» DIRECTIONS: Leave out all pictures and return, exactly as written, the lines from the line containing "Recreate this image" to the line containing "x = np.arange(len(darknet))", both ends kept.

» GIVEN INFORMATION:

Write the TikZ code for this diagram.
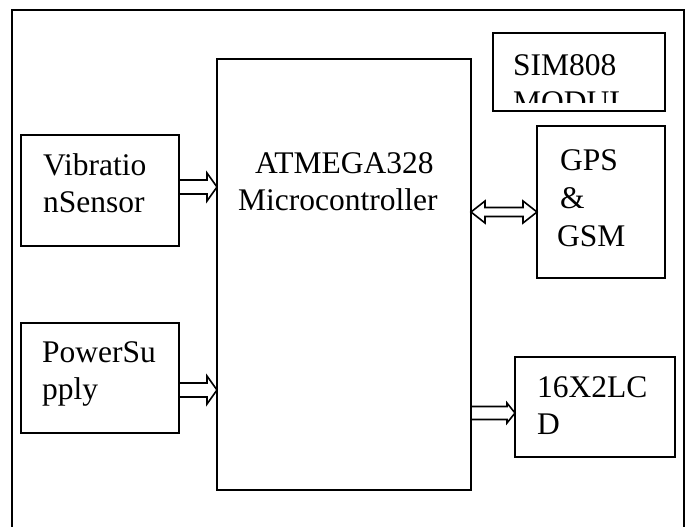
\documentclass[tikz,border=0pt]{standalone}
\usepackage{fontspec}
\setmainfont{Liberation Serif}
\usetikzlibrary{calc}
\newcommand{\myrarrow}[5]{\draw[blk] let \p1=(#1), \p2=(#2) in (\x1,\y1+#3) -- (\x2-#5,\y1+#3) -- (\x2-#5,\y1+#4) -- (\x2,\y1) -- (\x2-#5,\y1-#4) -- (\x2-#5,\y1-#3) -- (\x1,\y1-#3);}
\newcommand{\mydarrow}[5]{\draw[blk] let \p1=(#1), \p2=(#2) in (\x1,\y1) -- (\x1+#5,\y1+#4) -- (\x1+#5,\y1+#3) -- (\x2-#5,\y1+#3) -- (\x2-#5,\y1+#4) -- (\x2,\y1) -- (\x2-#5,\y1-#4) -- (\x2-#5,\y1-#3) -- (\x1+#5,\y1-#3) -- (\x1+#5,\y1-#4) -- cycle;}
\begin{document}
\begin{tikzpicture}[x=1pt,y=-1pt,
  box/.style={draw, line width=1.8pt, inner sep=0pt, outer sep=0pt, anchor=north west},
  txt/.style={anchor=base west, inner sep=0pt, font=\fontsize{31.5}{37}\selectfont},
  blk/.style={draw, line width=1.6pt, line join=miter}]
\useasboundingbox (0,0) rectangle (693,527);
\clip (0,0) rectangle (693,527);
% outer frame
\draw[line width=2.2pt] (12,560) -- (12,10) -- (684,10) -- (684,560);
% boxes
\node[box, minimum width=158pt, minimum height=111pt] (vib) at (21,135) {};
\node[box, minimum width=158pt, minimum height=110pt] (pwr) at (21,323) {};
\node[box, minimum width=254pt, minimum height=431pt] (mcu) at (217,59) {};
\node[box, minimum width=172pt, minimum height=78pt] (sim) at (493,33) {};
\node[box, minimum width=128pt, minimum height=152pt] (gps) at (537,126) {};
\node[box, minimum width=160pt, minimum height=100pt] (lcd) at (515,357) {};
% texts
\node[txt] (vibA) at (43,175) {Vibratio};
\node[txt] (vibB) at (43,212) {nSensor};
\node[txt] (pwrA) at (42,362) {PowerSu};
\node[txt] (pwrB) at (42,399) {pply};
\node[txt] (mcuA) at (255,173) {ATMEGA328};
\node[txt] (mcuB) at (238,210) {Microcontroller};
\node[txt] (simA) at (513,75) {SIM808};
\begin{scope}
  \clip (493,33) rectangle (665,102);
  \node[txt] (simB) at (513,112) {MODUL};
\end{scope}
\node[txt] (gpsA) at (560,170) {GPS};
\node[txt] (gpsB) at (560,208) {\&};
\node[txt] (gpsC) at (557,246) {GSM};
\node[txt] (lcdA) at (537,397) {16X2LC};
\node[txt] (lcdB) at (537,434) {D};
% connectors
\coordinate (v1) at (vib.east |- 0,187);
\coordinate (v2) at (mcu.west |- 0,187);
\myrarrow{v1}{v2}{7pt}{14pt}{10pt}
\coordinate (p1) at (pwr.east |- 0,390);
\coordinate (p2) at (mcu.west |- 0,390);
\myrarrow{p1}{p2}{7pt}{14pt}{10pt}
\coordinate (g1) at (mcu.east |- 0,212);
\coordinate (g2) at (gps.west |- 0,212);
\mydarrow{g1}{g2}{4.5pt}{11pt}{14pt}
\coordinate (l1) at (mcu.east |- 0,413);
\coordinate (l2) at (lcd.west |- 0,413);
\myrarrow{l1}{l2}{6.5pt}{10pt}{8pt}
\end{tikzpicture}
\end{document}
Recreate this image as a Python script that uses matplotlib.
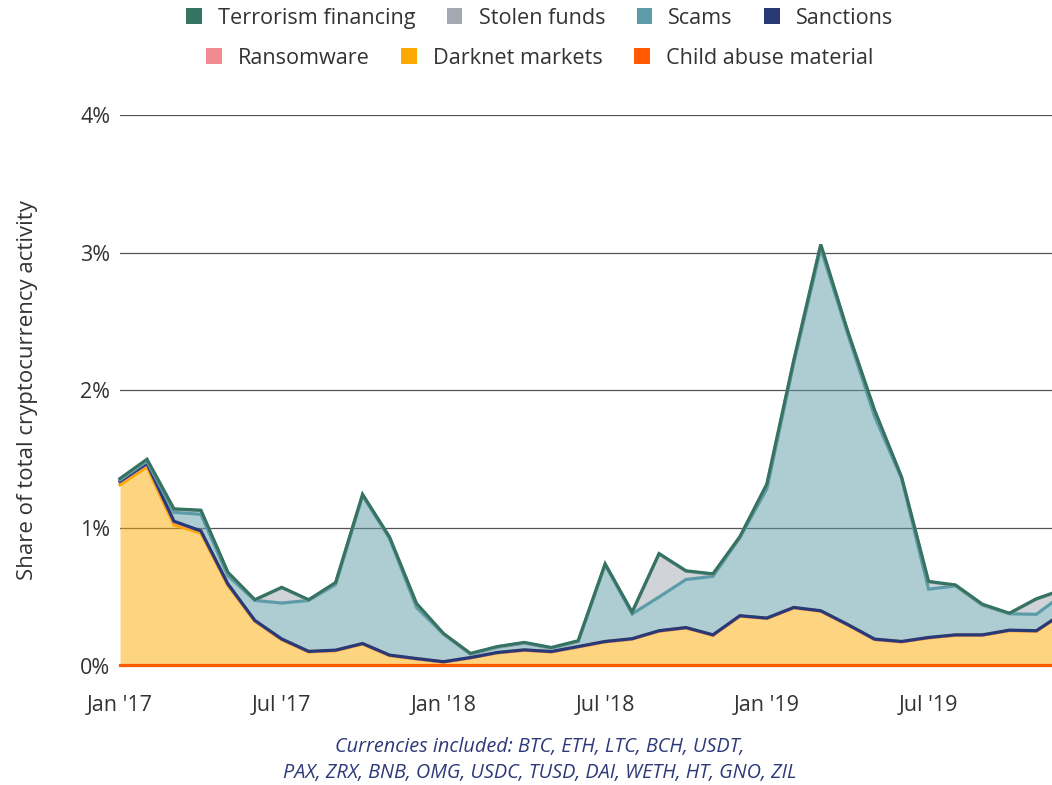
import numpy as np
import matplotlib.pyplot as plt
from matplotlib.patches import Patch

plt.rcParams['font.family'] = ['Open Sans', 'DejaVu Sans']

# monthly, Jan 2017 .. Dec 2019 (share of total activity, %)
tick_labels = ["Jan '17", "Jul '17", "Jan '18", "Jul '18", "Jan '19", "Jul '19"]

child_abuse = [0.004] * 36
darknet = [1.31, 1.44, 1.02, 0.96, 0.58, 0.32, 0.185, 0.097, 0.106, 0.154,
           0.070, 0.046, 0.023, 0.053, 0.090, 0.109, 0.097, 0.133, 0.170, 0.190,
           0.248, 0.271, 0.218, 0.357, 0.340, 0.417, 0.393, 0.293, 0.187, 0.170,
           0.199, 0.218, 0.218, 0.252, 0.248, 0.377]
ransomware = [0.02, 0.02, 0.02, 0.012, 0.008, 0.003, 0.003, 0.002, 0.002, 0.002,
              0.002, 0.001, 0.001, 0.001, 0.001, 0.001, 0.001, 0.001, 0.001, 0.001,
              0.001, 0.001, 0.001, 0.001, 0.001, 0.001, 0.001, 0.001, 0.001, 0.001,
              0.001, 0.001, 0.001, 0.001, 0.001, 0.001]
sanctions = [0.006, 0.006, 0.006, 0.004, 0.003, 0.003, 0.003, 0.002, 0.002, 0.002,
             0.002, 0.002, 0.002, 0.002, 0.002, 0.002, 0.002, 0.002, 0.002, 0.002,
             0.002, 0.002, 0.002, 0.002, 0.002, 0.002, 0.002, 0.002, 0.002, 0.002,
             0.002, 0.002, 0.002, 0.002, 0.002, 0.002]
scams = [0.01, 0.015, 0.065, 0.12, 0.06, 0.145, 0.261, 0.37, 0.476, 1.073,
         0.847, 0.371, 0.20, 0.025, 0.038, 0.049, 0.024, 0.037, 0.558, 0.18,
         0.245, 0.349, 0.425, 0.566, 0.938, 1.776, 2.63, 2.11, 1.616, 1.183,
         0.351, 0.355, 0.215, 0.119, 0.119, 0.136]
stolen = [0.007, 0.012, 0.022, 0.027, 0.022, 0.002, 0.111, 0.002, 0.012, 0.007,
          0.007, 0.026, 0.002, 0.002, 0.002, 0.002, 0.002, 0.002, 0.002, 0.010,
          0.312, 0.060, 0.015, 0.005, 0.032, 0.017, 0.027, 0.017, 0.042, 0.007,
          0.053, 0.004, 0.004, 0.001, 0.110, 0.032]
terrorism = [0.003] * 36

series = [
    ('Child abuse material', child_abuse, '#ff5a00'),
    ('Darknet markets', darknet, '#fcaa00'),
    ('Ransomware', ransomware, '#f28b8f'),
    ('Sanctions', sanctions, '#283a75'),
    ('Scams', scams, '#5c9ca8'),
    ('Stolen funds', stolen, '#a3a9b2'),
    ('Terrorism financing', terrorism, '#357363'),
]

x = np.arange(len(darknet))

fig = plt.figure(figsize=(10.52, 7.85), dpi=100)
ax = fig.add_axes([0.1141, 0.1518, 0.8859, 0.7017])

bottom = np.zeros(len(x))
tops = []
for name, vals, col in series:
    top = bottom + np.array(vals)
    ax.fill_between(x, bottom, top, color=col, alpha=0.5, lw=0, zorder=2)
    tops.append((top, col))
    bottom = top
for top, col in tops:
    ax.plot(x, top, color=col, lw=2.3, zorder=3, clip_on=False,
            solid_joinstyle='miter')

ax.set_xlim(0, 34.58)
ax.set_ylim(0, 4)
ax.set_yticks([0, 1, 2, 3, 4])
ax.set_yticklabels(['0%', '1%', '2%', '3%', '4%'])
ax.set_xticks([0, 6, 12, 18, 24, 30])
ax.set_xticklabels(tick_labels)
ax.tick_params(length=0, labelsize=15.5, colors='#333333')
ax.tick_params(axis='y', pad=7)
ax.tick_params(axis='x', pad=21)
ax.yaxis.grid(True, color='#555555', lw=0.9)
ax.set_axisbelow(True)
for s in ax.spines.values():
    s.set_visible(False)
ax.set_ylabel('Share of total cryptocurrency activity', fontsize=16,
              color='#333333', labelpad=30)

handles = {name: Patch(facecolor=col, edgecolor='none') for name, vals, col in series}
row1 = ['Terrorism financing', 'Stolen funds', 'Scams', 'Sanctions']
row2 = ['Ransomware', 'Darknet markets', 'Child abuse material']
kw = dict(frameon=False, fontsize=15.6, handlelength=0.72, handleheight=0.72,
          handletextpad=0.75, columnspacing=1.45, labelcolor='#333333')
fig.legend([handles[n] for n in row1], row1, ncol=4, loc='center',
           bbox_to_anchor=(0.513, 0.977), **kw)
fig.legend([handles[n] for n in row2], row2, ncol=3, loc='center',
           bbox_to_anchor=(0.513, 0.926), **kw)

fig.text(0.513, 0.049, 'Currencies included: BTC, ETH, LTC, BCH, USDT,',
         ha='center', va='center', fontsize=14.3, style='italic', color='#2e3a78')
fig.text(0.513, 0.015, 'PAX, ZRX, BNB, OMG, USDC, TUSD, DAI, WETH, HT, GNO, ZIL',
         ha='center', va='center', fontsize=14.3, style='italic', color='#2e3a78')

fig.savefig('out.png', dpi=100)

---

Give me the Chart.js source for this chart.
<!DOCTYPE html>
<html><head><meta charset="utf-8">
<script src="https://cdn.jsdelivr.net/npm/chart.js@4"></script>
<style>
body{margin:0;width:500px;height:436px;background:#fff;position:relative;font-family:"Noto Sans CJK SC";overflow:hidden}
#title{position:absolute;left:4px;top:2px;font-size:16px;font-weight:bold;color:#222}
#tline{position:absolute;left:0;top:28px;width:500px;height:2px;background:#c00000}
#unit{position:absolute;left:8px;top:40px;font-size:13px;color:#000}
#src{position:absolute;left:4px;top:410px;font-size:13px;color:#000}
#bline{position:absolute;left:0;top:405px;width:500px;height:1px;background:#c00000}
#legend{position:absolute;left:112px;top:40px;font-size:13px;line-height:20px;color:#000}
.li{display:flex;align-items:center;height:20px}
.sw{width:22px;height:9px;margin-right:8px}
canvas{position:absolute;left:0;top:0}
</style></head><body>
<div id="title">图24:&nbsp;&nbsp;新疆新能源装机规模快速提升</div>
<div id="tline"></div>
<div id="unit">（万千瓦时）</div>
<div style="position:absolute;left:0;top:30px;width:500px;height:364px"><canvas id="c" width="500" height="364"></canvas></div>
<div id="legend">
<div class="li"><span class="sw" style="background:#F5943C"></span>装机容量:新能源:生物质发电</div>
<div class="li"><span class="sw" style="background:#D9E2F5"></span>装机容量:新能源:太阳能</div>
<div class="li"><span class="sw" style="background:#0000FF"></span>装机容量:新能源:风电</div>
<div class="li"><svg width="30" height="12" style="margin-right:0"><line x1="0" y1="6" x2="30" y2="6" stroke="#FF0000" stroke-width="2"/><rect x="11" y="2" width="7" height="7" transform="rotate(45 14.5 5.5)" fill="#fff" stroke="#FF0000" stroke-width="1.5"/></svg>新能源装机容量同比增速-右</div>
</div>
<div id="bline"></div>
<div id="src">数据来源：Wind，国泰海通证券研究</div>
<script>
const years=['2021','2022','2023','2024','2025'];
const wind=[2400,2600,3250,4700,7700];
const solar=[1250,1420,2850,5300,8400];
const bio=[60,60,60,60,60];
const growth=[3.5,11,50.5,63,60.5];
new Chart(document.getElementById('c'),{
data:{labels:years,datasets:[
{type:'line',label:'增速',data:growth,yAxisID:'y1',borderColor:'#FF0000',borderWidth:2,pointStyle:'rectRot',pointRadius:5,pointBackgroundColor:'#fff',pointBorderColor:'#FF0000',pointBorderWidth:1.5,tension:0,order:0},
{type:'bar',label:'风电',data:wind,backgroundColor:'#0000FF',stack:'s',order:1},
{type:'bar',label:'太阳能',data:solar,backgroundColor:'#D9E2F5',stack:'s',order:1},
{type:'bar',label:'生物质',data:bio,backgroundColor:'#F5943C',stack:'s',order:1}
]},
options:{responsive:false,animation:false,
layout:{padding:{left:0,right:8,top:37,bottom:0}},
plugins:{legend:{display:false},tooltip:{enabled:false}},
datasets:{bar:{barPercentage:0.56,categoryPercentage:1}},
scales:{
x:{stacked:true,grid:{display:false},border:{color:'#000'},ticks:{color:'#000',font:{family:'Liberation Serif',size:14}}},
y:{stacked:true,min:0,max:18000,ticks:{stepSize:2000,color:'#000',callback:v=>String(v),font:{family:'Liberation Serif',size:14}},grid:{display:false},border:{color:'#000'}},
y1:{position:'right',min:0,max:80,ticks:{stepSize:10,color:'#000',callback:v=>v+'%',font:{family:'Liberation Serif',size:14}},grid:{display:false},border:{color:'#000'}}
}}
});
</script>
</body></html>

» FINAL RESULT:
Recreate this image as a Python script that uses matplotlib.
import numpy as np
import matplotlib.pyplot as plt
from matplotlib.patches import Patch

plt.rcParams['font.family'] = ['Open Sans', 'DejaVu Sans']

# monthly, Jan 2017 .. Dec 2019 (share of total activity, %)
tick_labels = ["Jan '17", "Jul '17", "Jan '18", "Jul '18", "Jan '19", "Jul '19"]

child_abuse = [0.004] * 36
darknet = [1.31, 1.44, 1.02, 0.96, 0.58, 0.32, 0.185, 0.097, 0.106, 0.154,
           0.070, 0.046, 0.023, 0.053, 0.090, 0.109, 0.097, 0.133, 0.170, 0.190,
           0.248, 0.271, 0.218, 0.357, 0.340, 0.417, 0.393, 0.293, 0.187, 0.170,
           0.199, 0.218, 0.218, 0.252, 0.248, 0.377]
ransomware = [0.02, 0.02, 0.02, 0.012, 0.008, 0.003, 0.003, 0.002, 0.002, 0.002,
              0.002, 0.001, 0.001, 0.001, 0.001, 0.001, 0.001, 0.001, 0.001, 0.001,
              0.001, 0.001, 0.001, 0.001, 0.001, 0.001, 0.001, 0.001, 0.001, 0.001,
              0.001, 0.001, 0.001, 0.001, 0.001, 0.001]
sanctions = [0.006, 0.006, 0.006, 0.004, 0.003, 0.003, 0.003, 0.002, 0.002, 0.002,
             0.002, 0.002, 0.002, 0.002, 0.002, 0.002, 0.002, 0.002, 0.002, 0.002,
             0.002, 0.002, 0.002, 0.002, 0.002, 0.002, 0.002, 0.002, 0.002, 0.002,
             0.002, 0.002, 0.002, 0.002, 0.002, 0.002]
scams = [0.01, 0.015, 0.065, 0.12, 0.06, 0.145, 0.261, 0.37, 0.476, 1.073,
         0.847, 0.371, 0.20, 0.025, 0.038, 0.049, 0.024, 0.037, 0.558, 0.18,
         0.245, 0.349, 0.425, 0.566, 0.938, 1.776, 2.63, 2.11, 1.616, 1.183,
         0.351, 0.355, 0.215, 0.119, 0.119, 0.136]
stolen = [0.007, 0.012, 0.022, 0.027, 0.022, 0.002, 0.111, 0.002, 0.012, 0.007,
          0.007, 0.026, 0.002, 0.002, 0.002, 0.002, 0.002, 0.002, 0.002, 0.010,
          0.312, 0.060, 0.015, 0.005, 0.032, 0.017, 0.027, 0.017, 0.042, 0.007,
          0.053, 0.004, 0.004, 0.001, 0.110, 0.032]
terrorism = [0.003] * 36

series = [
    ('Child abuse material', child_abuse, '#ff5a00'),
    ('Darknet markets', darknet, '#fcaa00'),
    ('Ransomware', ransomware, '#f28b8f'),
    ('Sanctions', sanctions, '#283a75'),
    ('Scams', scams, '#5c9ca8'),
    ('Stolen funds', stolen, '#a3a9b2'),
    ('Terrorism financing', terrorism, '#357363'),
]

x = np.arange(len(darknet))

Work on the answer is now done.